If you’re lucky, the people you look forward to seeing over the holidays outnumber the others. But sometimes just that one relative who gets under your skin is enough to cancel out everyone else.
So how do you avoid all the fussing, fighting, and feeling like a teenager again?
How can you remain the best version of you at holiday gatherings and come away without regrets?
One great strategy is to get really centered before you go. If possible, take a few minutes beforehand to close your eyes and just feel the presence of yourself. Send some loving thoughts to yourself and promise you’ll be there for you no matter what.
Next, think about the others who will be there.
Actors for stage and screen say that even when they have to play characters that aren’t inherently likeable, they find something to like in them. And the way they do this is by looking at the characters’ underlying motivation. Almost always, even the most seemingly awful character has a positive motivation underneath it all.
And the same is true for real people.
That cousin who never shuts up just wants you to think he’s smart. That critical mother just wants you to avoid future heartache—so she can stop feeling guilty about her own past mistakes with you. And that sister who does nothing but complain just wants to feel loved.

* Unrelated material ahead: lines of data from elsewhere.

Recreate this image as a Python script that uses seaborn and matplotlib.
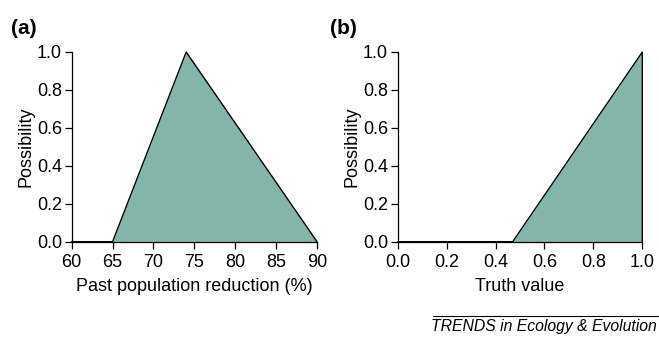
import numpy as np
import pandas as pd
import matplotlib
matplotlib.use("Agg")
import matplotlib.pyplot as plt
import seaborn as sns

# panel (a): possibility distribution of past population reduction
reduction_pct = [60, 65, 74, 90]
reduction_poss = [0.0, 0.0, 1.0, 0.0]
# panel (b): possibility distribution of truth value
truth_val = [0.0, 0.47, 1.0, 1.0]
truth_poss = [0.0, 0.0, 1.0, 0.0]

a_ticks = [60, 65, 70, 75, 80, 85, 90]
b_ticks = [0.0, 0.2, 0.4, 0.6, 0.8, 1.0]
y_ticks = [0.0, 0.2, 0.4, 0.6, 0.8, 1.0]

fill_col = "#84b5aa"

sns.set_style("ticks")
plt.rcParams['font.family'] = ['Liberation Sans', 'DejaVu Sans']
plt.rcParams['text.color'] = 'black'
plt.rcParams['axes.labelcolor'] = 'black'
plt.rcParams['axes.edgecolor'] = 'black'
plt.rcParams['axes.linewidth'] = 0.9
plt.rcParams['xtick.major.width'] = 0.9
plt.rcParams['ytick.major.width'] = 0.9
plt.rcParams['xtick.major.size'] = 5
plt.rcParams['ytick.major.size'] = 5

fig = plt.figure(figsize=(6.59, 3.37), dpi=100)
ax_a = fig.add_axes([0.1088, 0.2828, 0.3723, 0.5629])
ax_b = fig.add_axes([0.6035, 0.2828, 0.3712, 0.5629])

panels = [
    (ax_a, reduction_pct, reduction_poss, a_ticks, (60, 90), "Past population reduction (%)", "(a)", 11),
    (ax_b, truth_val, truth_poss, b_ticks, (0, 1), "Truth value", "(b)", 330),
]

for ax, xs, ys, xt, xl, xlab, tag, tx in panels:
    df = pd.DataFrame({"x": xs, "y": ys})
    ax.fill_between(df["x"], df["y"], color=fill_col, linewidth=0)
    sns.lineplot(data=df, x="x", y="y", ax=ax, color="black", linewidth=1.0,
                 sort=False, estimator=None, clip_on=False)
    ax.set_xlim(*xl)
    ax.set_ylim(0, 1)
    ax.set_xticks(xt)
    ax.set_yticks(y_ticks)
    if xl == (0, 1):
        ax.set_xticklabels([f"{v:.1f}" for v in xt])
    ax.set_yticklabels([f"{v:.1f}" for v in y_ticks])
    ax.tick_params(axis="y", labelsize=13, pad=2, color="black", labelcolor="black")
    ax.tick_params(axis="x", labelsize=13, pad=4, color="black", labelcolor="black")
    ax.set_xlabel(xlab, fontsize=13, labelpad=5)
    ax.set_ylabel("Possibility", fontsize=13, labelpad=2)
    sns.despine(ax=ax)
    fig.text(tx / 659, 1 - 28 / 337, tag, fontsize=15, fontweight="bold", va="center", ha="left")

# journal footer
fig.add_artist(plt.Line2D([433 / 659, 658 / 659], [1 - 316 / 337] * 2, color="black", linewidth=0.8))
fig.text(657 / 659, 1 - 327 / 337, "TRENDS in Ecology & Evolution", fontsize=11.3,
         style="italic", ha="right", va="center")

fig.savefig("out.png", dpi=100)
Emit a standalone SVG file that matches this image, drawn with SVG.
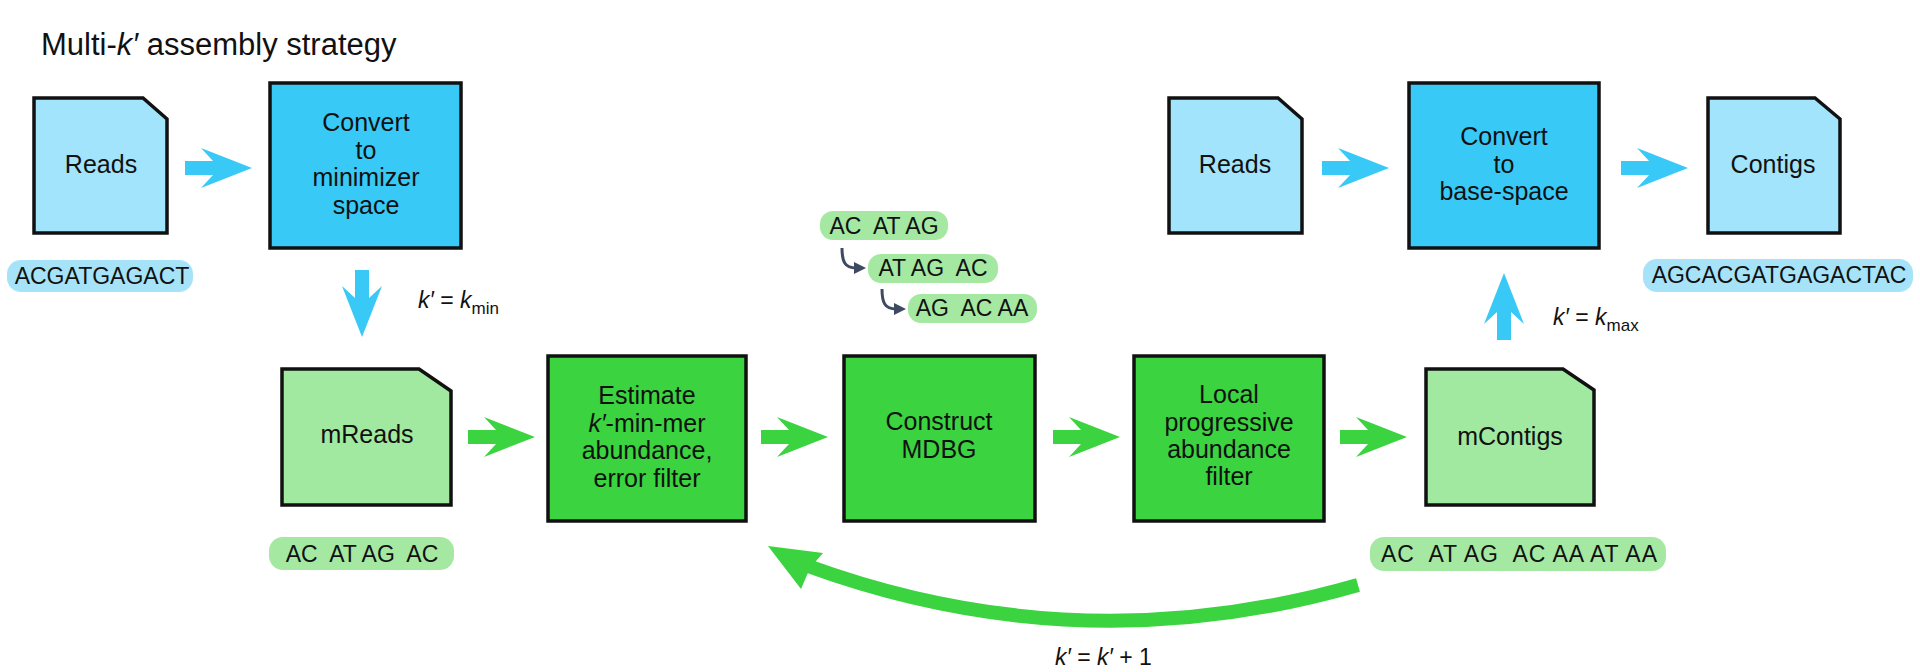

Are you seeing how this works? For the most part, if you focus, you can find the one thing that each person wants from you. It’s usually something they crave on an emotional level that they aren’t even aware of.
And if you concentrate on that, suddenly you’re not so affected by them anymore. You realize you have the power to stay calm, loving, and giving even when others’ behavior is totally off putting. How cool is that?
Another piece of this is to really listen to them. Even when they’re talking at you, saying the same thing they say every year, listen! If you have judgments arise in your mind, simply notice that and then go back to listening. Don’t try to come up with your next response as they’re talking. Just listen for that underlying need they’re expressing. See how present you can be.
Then, maybe you can even find a way to give the person talking to you what they crave. It could be a laugh, a compliment, or a simple reassurance that you’re doing just fine.
Of course, this doesn’t mean you have to be a doormat. If you’re in an unpleasant conversation, it’s fine to keep it short and gracefully move on.
And if someone says something that’s truly hurtful or unkind, you can address that. But first take a breath and check in with yourself about your purpose. Are you trying to move past a hurdle to a closer relationship? Are you setting a boundary? Or are you getting even?
Once you know your purpose, you might automatically know what or what not to say.
If you’re responding to a comment that didn’t feel good, be sure to talk about your own feelings and state what you want. For example, “I feel angry when you chuckle about my painting. Painting is important to me, and I’d like it if you either said nice things about my painting or didn’t talk about it at all.”
Of course, that’s a vulnerable way to communicate. So you need to know when it’s better to just walk away. You might have at least one relative with whom it’s better to walk than to talk.
That’s the person you only talk to if you must!
And sometimes when you see that person approaching, the best you can do is silently say to yourself, “I’m so grateful that this holiday only happens once a year!”